Surnommé le Simon Cowell du monde de la minceur pour ses commentaires acerbes, Steve Miller a semble-t-il bien mérité son sobriquet. Mais si l'homme se montre dur dans ses propos, la question qu'il soulève n'est pas si illogique que ça. Alors que le surpoids concerne 1,4 milliard de personnes dans le monde et que l'obésité représente le cinquième facteur de risque de décès au niveau mondial (chiffres de l'OMS ), on peut se demander si Tess Holliday et son discours sur l'acceptation de soi ne sont pas légèrement déplacés. Pour le médecin nutritionniste Pierre Azam, Tess Holliday contribue au contraire à diminuer la stigmatisation qui entoure les personnes en surpoids :

"L'obésité est un vrai problème, un fléau, et un sujet de santé publique. Mais je pense aussi qu'il faut laisser des particularités, des libertés individuelles et ne pas stigmatiser les gens qui revendiquent un certain état. Quand je vois cette femme, je me dis qu'elle est bien dans ses baskets, bien dans son système. Je ne pense pas qu'elle banalise l'obésité. L'obésité est une chose qui existe, les obèses nous entourent, et il peut y avoir des obèses heureux. Ce n'est pas inconvenant d'être obèse et heureux ! Le rôle des médecins, c'est de pointer du doigt les risques et les dangers de l'obésité, mais ça ne va pas au-delà de ça. On ne doit pas mettre des gens dans des systèmes où l'on rompt avec leurs libertés individuelles. Notre société doit continuer à accepter les différences".

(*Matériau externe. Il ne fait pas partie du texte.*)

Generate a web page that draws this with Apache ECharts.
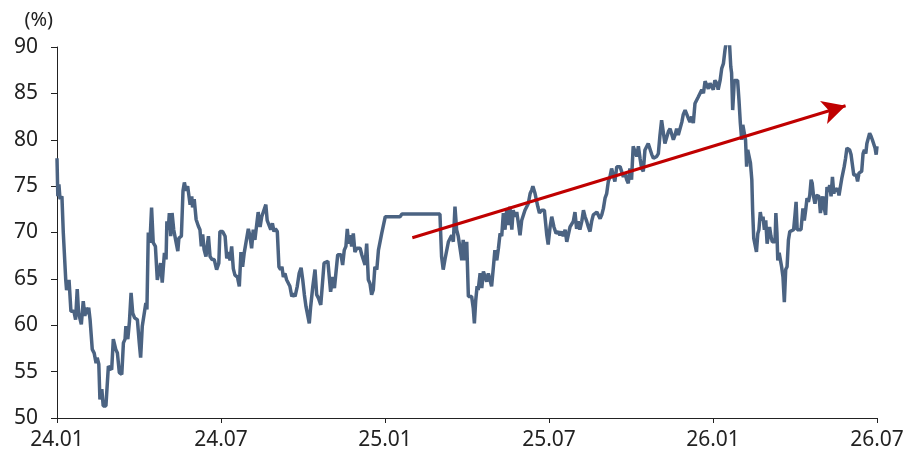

Selon le médecin, Tess Holliday est également bien "consciente du risque personnel qu'elle prend" en étant en surpoids, c'est à dire des risques de diabète, d'hypertension artérielle, de troubles cardio-vasculaires, ou encore de problèmes d'articulations. Il estime aussi que c'est grâce à son poids extrême que le mannequin américain a connu le succès. Dans ce cas-là, pourquoi maigrir ? "Peut-être qu'elle se sent désirable, qu'elle se sent aimée. Et peut-être aussi qu'elle se dit que si elle maigrit, elle perdra son fonds de commerce. Mais dans tous les cas, je ne pense pas qu'elle banalise l'obésité, je pense qu'au contraire elle diminue la stigmatisation sur les obèses".

"Je suis grosse, c'est idiot de se fâcher à ce sujet"

En revendiquant son obésité, en la montrant, Tess Holliday est donc prise entre deux feux. Soutenue par des milliers de personnes, dont certains experts, elle reste un OVNI, un mannequin certes bien dans ses baskets, mais qu'on pointera toujours du doigt pour ses courbes extrêmes. Récemment, une bookeuse spécialisée dans le recrutement de modèles plus size allait même assez loin lors d'un entretien accordé au site Business Insider . Choisissant de rester anonyme, elle expliquait assez crument :

"Son agent a eu beaucoup de jugeote en utilisant les réseaux sociaux pour éveiller de l'intérêt. Mais je pense que plus les mannequins ont une grande taille, moins ils ont de pouvoir. C'est une foire aux monstres. Le buzz s'arrêtera bientôt. (...) Je ne suis pas là pour faire du body shaming, mais je pense que Tess Holliday ne montre pas un poids qui est sain et encourage ceux qui se battent avec leur poids à se dire : 'Je laisse tomber' et à ne plus prendre soin d'eux. Ce que je dis n'est peut-être pas très populaire, mais c'est mon humble avis.

De son côté, le mannequin met un point d'honneur à ne pas se laisser bouffer par les critiques. Très active sur Twitter quand il s'agit de faire taire les trolls, elle en rajoutait une couche lors d'un entretien avec le très sérieux Guardian : "Aux gens qui se battent sur mes réseaux sociaux : je n'en ai rien à fou***. Trouvez-vous un thérapeute, appelez votre psy, ou mangez un put*** de burger... Grandissez". Et de conclure, satisfaite : "On m'a dit toute ma vie que j'étais grosse. Et je suis grosse. Donc, c'est juste idiot de se fâcher à ce sujet".